Modern Times Group has called an Extraordinary General Meeting (EGM) for 07 February to vote on the distribution of all the shares in Nordic Entertainment (NENT Group) to MTG's shareholders. There will be a motion to allow the issue of B shares to fund acquisitions by MTG, particularly in gaming. However, MTG says it does not expect to pay dividends or buy back shares in the foreseeable future.
The boards of MTG and NENT have set new financial targets and dividend policies. MTG plans to allow the board to decide on the potential issue of Class B shares up to 20 percent of outstanding MTG B shares, in order to fund potential acquisition opportunities.
The NENT shares distribution is proposed via a Lex Asea distribution of all of NENT’s stock to MTG shareholders. Each MTG Class A share and MTG Class B share would entitle the holder to receive one NENT Group share of the same class.
NENT Group has two reporting segments, namely broadcasting and streaming on the one hand, and studios on the other. The former distributes TV and radio services to NENT’s own and third party networks. The latter creates, produces and distributes scripted, non-scripted and digital content for in-house and third party platforms.
NENT aims to deliver sustainable profitable growth in the form of organic sales growth and growth in total operating income before items affecting comparability, starting from 2020. NENT aims to keep a balance sheet leverage ratio of no more than two times net debt to trailing twelve-month adjusted EBITDA, or 2.5 times net debt when adjusted for leases. Leverage may exceed these levels temporarily from time to time, in order to finance acquisitions or amid short term effects, such as scheduling of content payments.

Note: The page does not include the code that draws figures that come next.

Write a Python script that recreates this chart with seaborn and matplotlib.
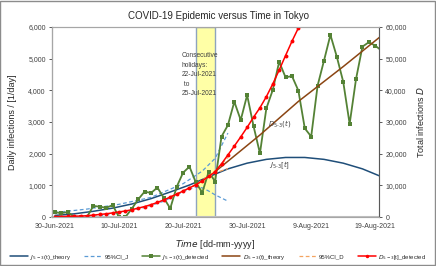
import matplotlib
matplotlib.use("Agg")
import matplotlib.pyplot as plt
import matplotlib.dates as mdates
from matplotlib.ticker import FuncFormatter
from matplotlib.patches import Rectangle
import seaborn as sns
import pandas as pd

# --- data (day 0 = 30-Jun-2021) ---
start = pd.Timestamp("2021-06-30")

j_detected = [150, 120, 160, 0, 0, 0, 350, 325, 290, 375,
              0, 0, 260, 560, 800, 760, 930, 600, 270, 950,
              1400, 1590, 1090, 770, 1430, 1120, 2540, 2900, 3640, 3060,
              3850, 2870, 2010, 3430, 4010, 4900, 4410, 4450, 3990, 2800,
              2540, 4150, 4940, 5750, 5060, 4270, 2940, 4360, 5380, 5520,
              5410, 5250]

d_detected = [100, 150, 200, 250, 300, 400, 600, 800, 1000, 1300,
              1600, 1900, 2300, 2800, 3300, 3900, 4600, 5400, 6300, 7200,
              8200, 9200, 10200, 11400, 12800, 14300, 16800, 19600, 22400, 25300,
              28300, 31500, 34500, 38000, 42000, 46400, 51000, 55500, 59700]

j_theory_days = [0, 3, 6, 9, 12, 15, 18, 21, 24, 27, 30, 33, 36, 39, 42, 45, 48, 51]
j_theory = [50, 100, 180, 280, 410, 580, 790, 1010, 1270, 1520, 1700, 1820, 1880, 1880, 1820, 1700, 1520, 1270]

ci_j_upper_days = [0, 5, 10, 15, 20, 23, 25, 27]
ci_j_upper = [140, 250, 400, 620, 1050, 1450, 1850, 2650]
ci_j_lower_days = [5, 8, 11, 14, 17, 20, 22, 23, 24, 25, 27]
ci_j_lower = [0, 60, 170, 300, 500, 800, 950, 920, 820, 700, 500]

d_theory_days = [25, 32, 38, 45, 51]
d_theory = [14300, 25900, 36500, 47500, 57300]

ci_d_days = [18, 20, 22, 24, 25, 26, 27]
ci_d_upper = [6400, 8300, 10300, 13000, 14600, 16600, 18800]
ci_d_lower = [6200, 8100, 10100, 12600, 14000, 14600, 15300]

x_ticks = ["2021-06-30", "2021-07-10", "2021-07-20", "2021-07-30", "2021-08-09", "2021-08-19"]


def to_dates(days):
    return [start + pd.Timedelta(days=d) for d in days]


sns.set_theme(style="white")
plt.rcParams["font.family"] = ["Liberation Sans", "DejaVu Sans"]
plt.rcParams["mathtext.fontset"] = "dejavusans"

fig = plt.figure(figsize=(4.36, 2.66), dpi=100)
ax = fig.add_axes([52 / 436, 49 / 266, 327 / 436, 190 / 266])
ax2 = ax.twinx()

# holiday band
ax.axvspan(pd.Timestamp("2021-07-22"), pd.Timestamp("2021-07-25"),
           facecolor="#FFFFA6", edgecolor="#8EA4BE", lw=1.0, zorder=0)

c_jt, c_ci_j, c_jd = "#1F4E79", "#5B9BD5", "#548235"
c_dt, c_ci_d, c_dd = "#8B4513", "#F4A460", "#FF0000"

sns.lineplot(x=to_dates(j_theory_days), y=j_theory, ax=ax, color=c_jt, lw=1.1)
sns.lineplot(x=to_dates(ci_j_upper_days), y=ci_j_upper, ax=ax, color=c_ci_j, lw=0.9, dashes=False, linestyle=(0, (3, 2)))
sns.lineplot(x=to_dates(ci_j_lower_days), y=ci_j_lower, ax=ax, color=c_ci_j, lw=0.9, linestyle=(0, (3, 2)))
sns.lineplot(x=to_dates(range(len(j_detected))), y=j_detected, ax=ax, color=c_jd, lw=1.3,
             marker="s", markersize=3, markeredgewidth=0)

sns.lineplot(x=to_dates(d_theory_days), y=d_theory, ax=ax2, color=c_dt, lw=1.1)
sns.lineplot(x=to_dates(ci_d_days), y=ci_d_upper, ax=ax2, color=c_ci_d, lw=0.9, linestyle=(0, (3, 2)))
sns.lineplot(x=to_dates(ci_d_days), y=ci_d_lower, ax=ax2, color=c_ci_d, lw=0.9, linestyle=(0, (3, 2)))
sns.lineplot(x=to_dates(range(len(d_detected))), y=d_detected, ax=ax2, color=c_dd, lw=1.1,
             marker="o", markersize=2.8, markeredgewidth=0)

ax.set_xlim(start - pd.Timedelta(hours=11), start + pd.Timedelta(hours=int(50.6 * 24)))
ax.set_ylim(0, 6000)
ax2.set_ylim(0, 60000)
ax.set_xticks(pd.to_datetime(x_ticks))
ax.xaxis.set_major_formatter(mdates.DateFormatter("%-d-%b-%Y"))
ax.yaxis.set_major_formatter(FuncFormatter(lambda v, p: f"{int(v):,}"))
ax2.yaxis.set_major_formatter(FuncFormatter(lambda v, p: f"{int(v):,}"))
ax.set_yticks(range(0, 6001, 1000))
ax2.set_yticks(range(0, 60001, 10000))

for a in (ax, ax2):
    a.tick_params(labelsize=5, length=2.5, width=0.6, colors="#404040", pad=2)
    for s in a.spines.values():
        s.set_color("#A6A6A6")
        s.set_linewidth(0.8)
    a.set_xlabel("")
    a.set_ylabel("")
ax.tick_params(axis="x", direction="in", length=2, pad=4)
ax.spines["bottom"].set_color("#BFBFBF")
ax.spines["bottom"].set_linewidth(1.5)
ax.spines["left"].set_color("#595959")
ax2.spines["right"].set_color("#595959")

ax.set_ylabel("Daily infections / [1/day]", fontsize=6.5, color="#262626", labelpad=8)
ax2.set_ylabel("Total infections $\\it{D}$", fontsize=6.5, color="#262626", labelpad=6)
ax.set_xlabel("$\\it{Time}$ [dd-mm-yyyy]", fontsize=6.5, color="#262626", labelpad=6)
fig.text(0.5, 0.94, "COVID-19 Epidemic versus Time in Tokyo", ha="center", va="center",
         fontsize=7, color="#262626")

ax.text(pd.Timestamp("2021-07-19") + pd.Timedelta(hours=20), 5200,
        "Consecutive\nholidays:\n22-Jul-2021\n to\n25-Jul-2021",
        fontsize=4.8, color="#404040", va="top", ha="left", linespacing=1.5)
ax2.text(pd.Timestamp("2021-08-04"), 29000, "$D_{5\\text{-}3}(t)$", fontsize=5, color="#404040", ha="center")
ax2.text(pd.Timestamp("2021-08-04"), 15600, "$J_{5\\text{-}3}[t]$", fontsize=5, color="#404040", ha="center")

handles = [
    plt.Line2D([], [], color=c_jt, lw=1.1),
    plt.Line2D([], [], color=c_ci_j, lw=0.9, linestyle=(0, (3, 2))),
    plt.Line2D([], [], color=c_jd, lw=1.1, marker="s", markersize=2.5, markeredgewidth=0),
    plt.Line2D([], [], color=c_dt, lw=1.1),
    plt.Line2D([], [], color=c_ci_d, lw=0.9, linestyle=(0, (3, 2))),
    plt.Line2D([], [], color=c_dd, lw=1.1, marker="o", markersize=2.5, markeredgewidth=0),
]
labels = ["$J_{5-3}$(t)_theory", "95%CI_J", "$J_{5-3}$(t)_detected",
          "$D_{5-3}$(t)_theory", "95%CI_D", "$D_{5-3}$[t]_detected"]
fig.legend(handles, labels, loc="center", bbox_to_anchor=(0.5, 9 / 266), ncol=6, fontsize=4.3,
           frameon=False, handlelength=3, columnspacing=2.2, handletextpad=0.4)

fig.add_artist(Rectangle((0.001, 0.002), 0.997, 0.995, transform=fig.transFigure,
                         fill=False, edgecolor="#8C8C8C", lw=1))

fig.savefig("out.png", dpi=100)
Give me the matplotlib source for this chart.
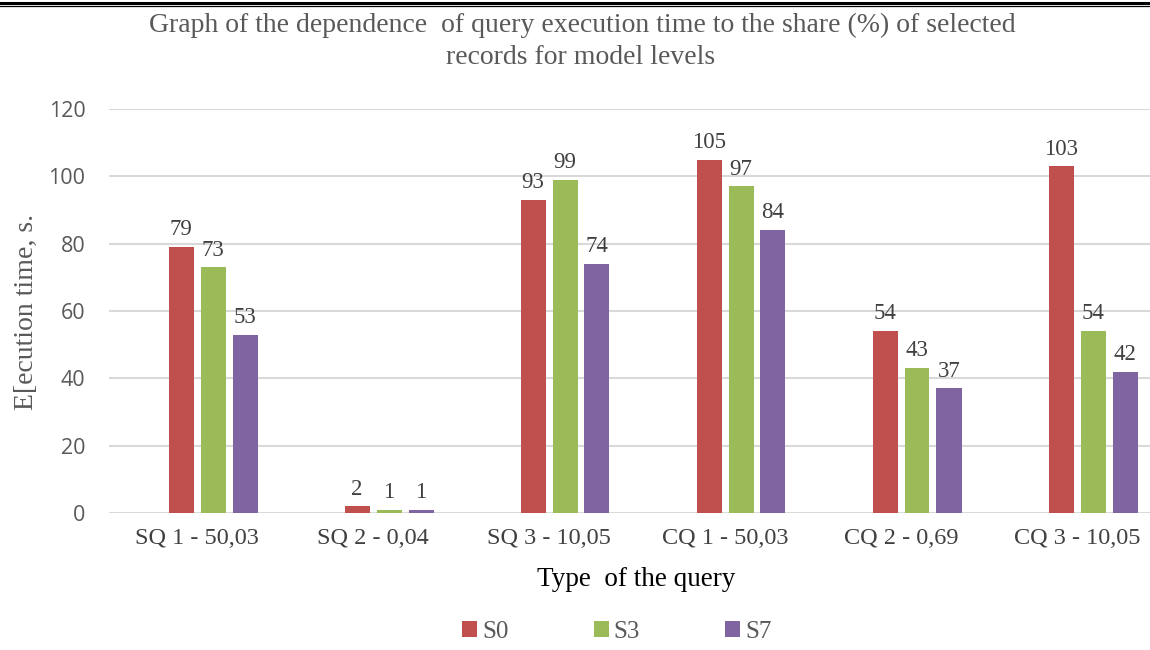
import numpy as np
from matplotlib import pyplot as plt
from matplotlib.lines import Line2D

categories = ["SQ 1 - 50,03", "SQ 2 - 0,04", "SQ 3 - 10,05",
              "CQ 1 - 50,03", "CQ 2 - 0,69", "CQ 3 - 10,05"]
series_names = ["S0", "S3", "S7"]
s0 = [79, 2, 93, 105, 54, 103]
s3 = [73, 1, 99, 97, 43, 54]
s7 = [53, 1, 74, 84, 37, 42]
yticks = [0, 20, 40, 60, 80, 100, 120]

colors = ["#C0504D", "#9BBB59", "#8064A2"]
serif = "Liberation Serif"
sans = "Open Sans"

W, H = 1150, 650
fig = plt.figure(figsize=(W / 100, H / 100), dpi=100)
# axes runs a bit past the right edge, like the cropped original
ax = fig.add_axes([109 / W, (H - 513) / H, 1056 / W, 404 / H])

x = np.arange(len(categories))
step = 32 / 176
width = 25 / 176
# four slots per group, the first one is empty
for i, (vals, name) in enumerate(zip([s0, s3, s7], series_names)):
    pos = x + (i - 0.5) * step
    ax.bar(pos, vals, width, color=colors[i], label=name, zorder=3)
    for p, v in zip(pos, vals):
        ax.text(p, v + 2.0, str(v), ha="center", va="bottom",
                fontsize=16.5, family=serif, color="#404040")

ax.set_xlim(-0.5, len(categories) - 0.5)
ax.set_ylim(0, 120)
ax.set_yticks(yticks)
ax.set_yticklabels([str(t) for t in yticks], fontsize=15.5, family=sans, color="#595959")
ax.set_xticks(x)
ax.set_xticklabels(categories, fontsize=17.5, family=serif, color="#404040")
ax.tick_params(axis="both", length=0)
ax.tick_params(axis="y", pad=17)
ax.tick_params(axis="x", pad=11)
ax.yaxis.grid(True, color="#D9D9D9", linewidth=1.5, zorder=0)
for s in ax.spines.values():
    s.set_visible(False)

fig.text(582 / W, 1 - 25 / H, "Graph of the dependence  of query execution time to the share (%) of selected",
         ha="center", va="center", fontsize=20, family=serif, color="#595959")
fig.text(581 / W, 1 - 58 / H, "records for model levels",
         ha="center", va="center", fontsize=20, family=serif, color="#595959")
fig.text(26 / W, 1 - 312 / H, "E[ecution time, s.", rotation=90,
         ha="center", va="center", fontsize=20, family=serif, color="#595959")
fig.text(636 / W, 1 - 580 / H, "Type  of the query",
         ha="center", va="center", fontsize=19.5, family=serif, color="black")

leg = fig.legend(loc="center", bbox_to_anchor=(617 / W, 1 - 632 / H), ncol=3,
                 frameon=False, handlelength=0.6, handleheight=0.6, handletextpad=0.2,
                 columnspacing=3.4, prop={"family": serif, "size": 18})
for t in leg.get_texts():
    t.set_color("#595959")

# double rule at the top of the picture
fig.add_artist(Line2D([0, 1], [1 - 3.3 / H, 1 - 3.3 / H], color="black", linewidth=2.2))
fig.add_artist(Line2D([0, 1], [1 - 5.8 / H, 1 - 5.8 / H], color="black", linewidth=0.9))

fig.savefig("out.png", dpi=100)
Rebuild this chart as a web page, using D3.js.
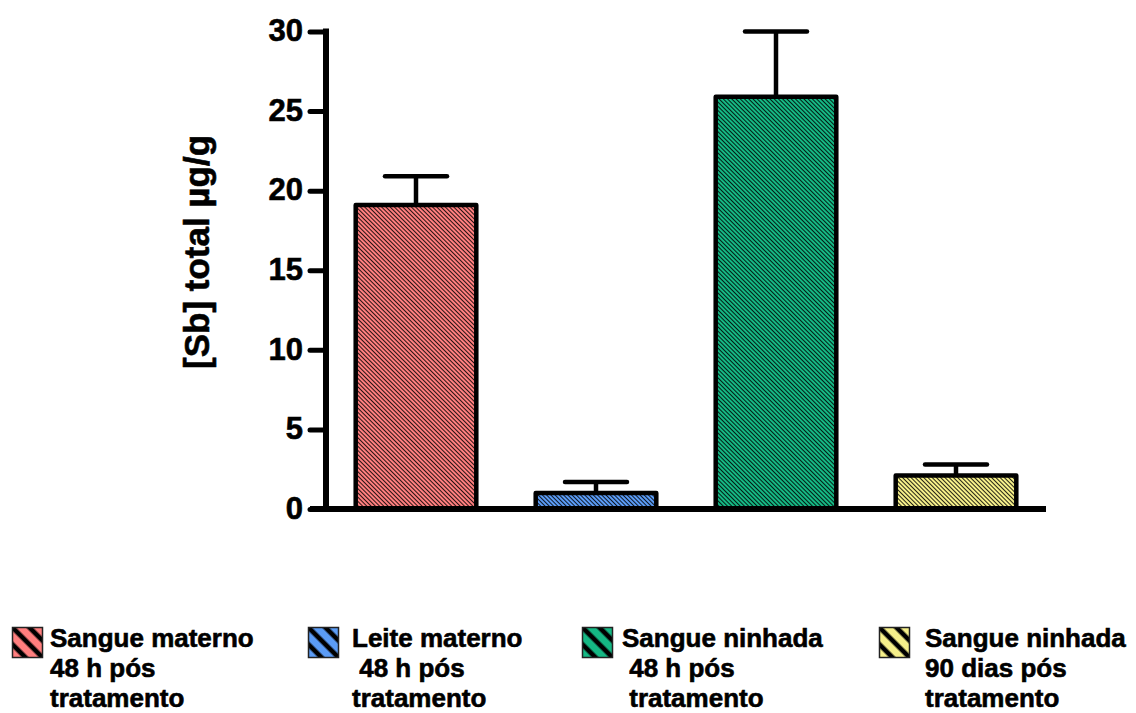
<!DOCTYPE html>
<html>
<head>
<meta charset="utf-8">
<script src="https://cdn.jsdelivr.net/npm/d3@7"></script>
<style>
  html, body { margin: 0; padding: 0; background: #fff; }
  svg { display: block; font-family: "Liberation Sans", Arial, sans-serif; font-weight: bold; }
  .txt { fill: #000; stroke: #000; stroke-width: 0.6; paint-order: stroke; }
</style>
</head>
<body>
<svg id="chart" width="1136" height="713"></svg>
<script>
// Antimony concentration by sample group
const groups = ["sm48", "lm48", "sn48", "sn90"];
const means = [19.1, 1.0, 25.9, 2.1];
const errors = [1.8, 0.7, 4.1, 0.7];
const colors = ["#ff7f7f", "#5b9cf6", "#15b884", "#f6f08a"];
const legendLines = [
  ["Sangue materno", "48 h pós", "tratamento"],
  ["Leite materno", " 48 h pós", "tratamento"],
  ["Sangue ninhada", " 48 h pós", " tratamento"],
  ["Sangue ninhada", "90 dias pós", "tratamento"]
];
const yTicks = [0, 5, 10, 15, 20, 25, 30];
const yTitle = "[Sb] total µg/g";

const svg = d3.select("#chart");
const plot = { left: 326, right: 1046, top: 31.5, bottom: 509 };

const x = d3.scaleBand().domain(groups).range([plot.left, plot.right]).paddingInner(0.33).paddingOuter(0.165);
const y = d3.scaleLinear().domain([0, 30]).range([plot.bottom, plot.top]);

// Hatch patterns: fine for bars, coarse for legend swatches
const defs = svg.append("defs");
const sp = 12, sw = 2.4;
groups.forEach((g, i) => {
  const fine = defs.append("pattern")
    .attr("id", "hatch-" + g)
    .attr("patternUnits", "userSpaceOnUse")
    .attr("width", 3).attr("height", 3)
    .attr("patternTransform", "rotate(-45)");
  fine.append("rect").attr("width", 3).attr("height", 3).attr("fill", colors[i]);
  fine.append("line").attr("x1", 0.5).attr("y1", 0).attr("x2", 0.5).attr("y2", 3)
    .attr("stroke", "#000").attr("stroke-width", 0.85);

  const coarse = defs.append("pattern")
    .attr("id", "swatch-" + g)
    .attr("patternUnits", "userSpaceOnUse")
    .attr("width", sp).attr("height", sp)
    .attr("patternTransform", "rotate(-45)");
  coarse.append("rect").attr("width", sp).attr("height", sp).attr("fill", colors[i]);
  coarse.append("rect").attr("x", 0).attr("width", sw).attr("height", sp).attr("fill", "#000");
  coarse.append("rect").attr("x", sp - sw).attr("width", sw).attr("height", sp).attr("fill", "#000");
});

// Error bars (upper half only)
const capHalf = 31;
const eb = svg.append("g").attr("stroke", "#000").attr("stroke-width", 4.5).attr("stroke-linecap", "round");
groups.forEach((g, i) => {
  const cx = x(g) + x.bandwidth() / 2;
  eb.append("line").attr("x1", cx).attr("x2", cx).attr("y1", y(means[i])).attr("y2", y(means[i] + errors[i])).attr("stroke-linecap", "butt");
  eb.append("line").attr("x1", cx - capHalf).attr("x2", cx + capHalf).attr("y1", y(means[i] + errors[i])).attr("y2", y(means[i] + errors[i]));
});

// Bars
svg.append("g").selectAll("rect").data(groups).join("rect")
  .attr("x", d => x(d))
  .attr("y", (d, i) => y(means[i]))
  .attr("width", x.bandwidth())
  .attr("height", (d, i) => y(0) - y(means[i]))
  .attr("fill", d => "url(#hatch-" + d + ")")
  .attr("stroke", "#000")
  .attr("stroke-width", 4.5)
  .attr("stroke-linejoin", "round");

// Y axis
const yAxis = svg.append("g").attr("transform", `translate(${plot.left},0)`)
  .call(d3.axisLeft(y).tickValues(yTicks).tickSize(16).tickPadding(7).tickFormat(d3.format("d")));
yAxis.select(".domain").attr("d", `M0,${plot.top - 3}V${plot.bottom}`).attr("stroke-width", 6).attr("stroke", "#000");
yAxis.selectAll(".tick line").attr("stroke-width", 5).attr("stroke", "#000").attr("stroke-linecap", "round");
yAxis.selectAll(".tick text")
  .attr("class", "txt")
  .attr("font-size", 31).attr("font-weight", "bold")
  .attr("font-family", "'Liberation Sans', Arial, sans-serif")
  .attr("dy", "0.3em");

// X axis baseline
svg.append("line")
  .attr("x1", plot.left - 16).attr("x2", plot.right)
  .attr("y1", plot.bottom).attr("y2", plot.bottom)
  .attr("stroke", "#000").attr("stroke-width", 6);

// Y title
svg.append("text")
  .attr("class", "txt")
  .attr("transform", `translate(209,252) rotate(-90)`)
  .attr("text-anchor", "middle")
  .attr("font-size", 35)
  .text(yTitle);

// Legend
const swatchX = [12, 308, 582, 879];
const labelX = [50, 352, 622, 925];
const legend = svg.append("g");
groups.forEach((g, i) => {
  const item = legend.append("g").attr("transform", `translate(${swatchX[i]},627)`);
  item.append("rect").attr("x", 0.5).attr("y", 0.5).attr("width", 30).attr("height", 30)
    .attr("fill", "url(#swatch-" + g + ")")
    .attr("stroke", "#222").attr("stroke-width", 1.5);
  const dx = labelX[i] - swatchX[i];
  const t = item.append("text").attr("class", "txt").attr("x", dx).attr("y", 20).attr("font-size", 26)
    .attr("xml:space", "preserve").style("white-space", "pre");
  legendLines[i].forEach((ln, k) => {
    t.append("tspan").attr("x", dx).attr("y", 20 + k * 30).text(ln);
  });
});
</script>
</body>
</html>
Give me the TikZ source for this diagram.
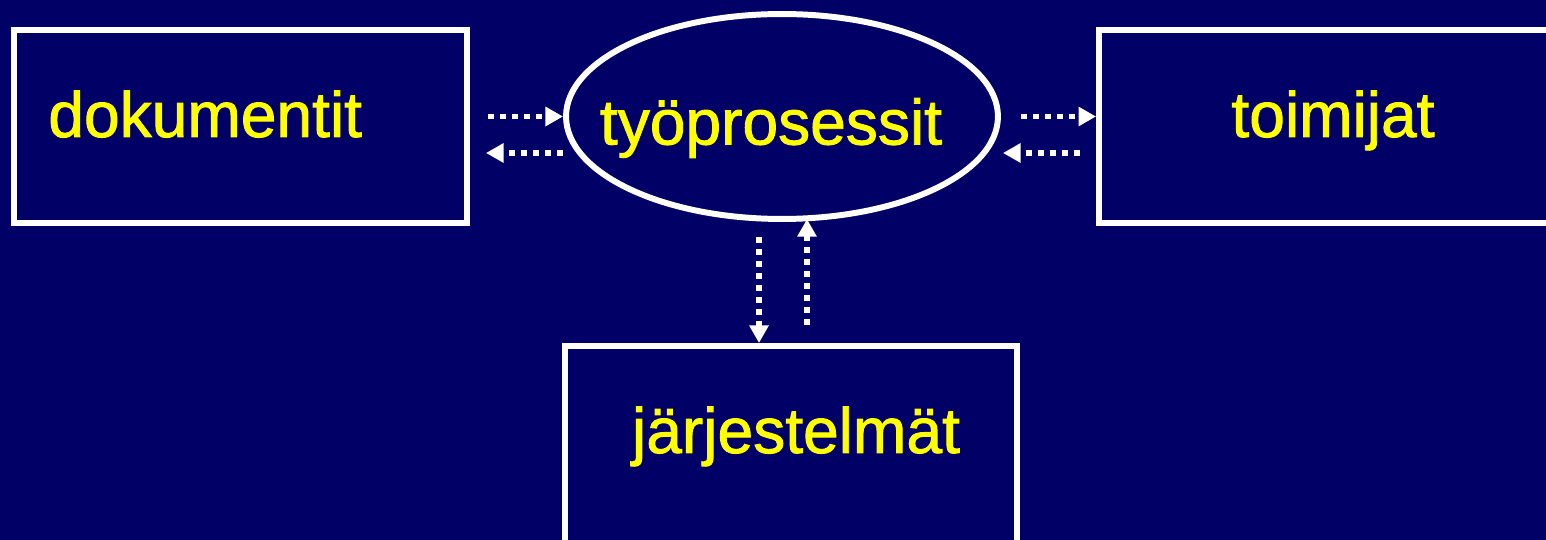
\documentclass[tikz,border=0pt]{standalone}
\usepackage{fontspec}
\setmainfont{Liberation Sans}
\newfontface\labelface{Liberation Sans}[FakeBold=1.4]
\usetikzlibrary{calc,arrows.meta,shapes.geometric}
\definecolor{navy}{RGB}{0,0,102}
\definecolor{labelyellow}{RGB}{255,255,0}
\tikzset{
  frame/.style={draw=white, line width=3.4pt, fill=navy, inner sep=0pt},
  label text/.style={text=labelyellow, font=\labelface\fontsize{36.5}{40}\selectfont, inner sep=0pt},
  flow/.style={white, line width=3.4pt, line cap=butt, dash pattern=on 3.4pt off 3.4pt,
               -{Triangle[length=10pt,width=10.5pt]}},
}
\begin{document}
\begin{tikzpicture}[x=0.02cm,y=-0.02cm]
  \fill[navy] (0,0) rectangle (1546,540);
  \useasboundingbox (0,0) rectangle (1546,540);
  \clip (0,0) rectangle (1546,540);

  % boxes and the central ellipse
  \node[frame, minimum width=9.06cm, minimum height=3.86cm] (doc) at (240.5,126.5) {};
  \node[frame, minimum width=10.02cm, minimum height=3.86cm] (act) at (1349.5,126.5) {};
  \node[frame, minimum width=9.04cm, minimum height=5.08cm] (sys) at (791,473) {};
  \node[frame, ellipse, minimum width=8.64cm, minimum height=4.1cm] (proc) at (782,116.5) {};

  % labels
  \node[label text, anchor=base west] (docl) at (48,137) {dokumentit};
  \node[label text, anchor=base] (procl) at (771,144.5) {työprosessit};
  \node[label text, anchor=base] (actl) at (1333,137) {toimijat};
  \node[label text, anchor=base] (sysl) at (796,453) {järjestelmät};

  % dotted flows between the process and its partners
  \draw[flow] ($(doc.east |- proc.west)+(18,0)$) -- (proc.west);
  \draw[flow] ($(proc.west)+(0,36.5)$) -- ($(doc.east |- proc.west)+(16,36.5)$);
  \draw[flow] ($(proc.east)+(20,0)$) -- (act.west |- proc.east);
  \draw[flow] ($(act.west |- proc.east)+(-16,36.5)$) -- ($(proc.east)+(2,36.5)$);
  \draw[flow] ($(sys.north)+(-32,-106)$) -- ($(sys.north)+(-32,0)$);
  \draw[flow] ($(sys.north)+(16,-18)$) -- ($(sys.north)+(16,-124)$);
\end{tikzpicture}
\end{document}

NENT’s policy is to distribute an annual cash dividend of between 30 percent and 50 percent of adjusted net income. The dividend for 2018 will be announced when it publishes its Q4 results. Its results for 2018 will not include the full run rate costs of being a separate and listed company, so the dividend may be at the low end of the range, as adjusted net income will be positively affected by lower costs.
NENT has obtained financing commitment from a bank consortium for a SEK 4.0 billion revolving credit facility for general corporate purposes. NENT also intends to arrange both a medium term note and a commercial paper programme. There will be no loans or derivatives outstanding between NENT Group and MTG after the listing date.
Following the split, MTG will primarily focus on electronic sports and online gaming, as well as stakes in entertainment companies including Nova Broadcasting and Zoomin.TV. MTG will have a net cash position immediately following the distribution of NENT and has funding in place to continue its standalone strategy, with the ability to draw on borrowing facilities occasionally.
MTG will invest its profits and cash flows in the development of its portfolio of holdings, and does not therefore expect to pay dividends or buy back shares in the foreseeable future. In addition, it proposes that the EGM authorises the board to be able to resolve on potential new share issues.
After the split, MTG will be financed with equity. MTG has secured a three-year, SEK 1.0 billion multi-currency revolving credit facility from Nordea. The facility is based on the cash flows generated from MTG’s 95 percent ownership in Nova Broadcasting Group in Bulgaria and, upon disposal of the asset in part or whole, must be immediately repaid.
Any new issue of shares may be done via a new issue with preferential rights to all shareholders and / or as a directed issue to one or more strategic investors. The aim is to enable it to raise capital on an accelerated basis, in order to pursue potential acquisition opportunities. Management foresees several attractive acquisition, particularly in online gaming.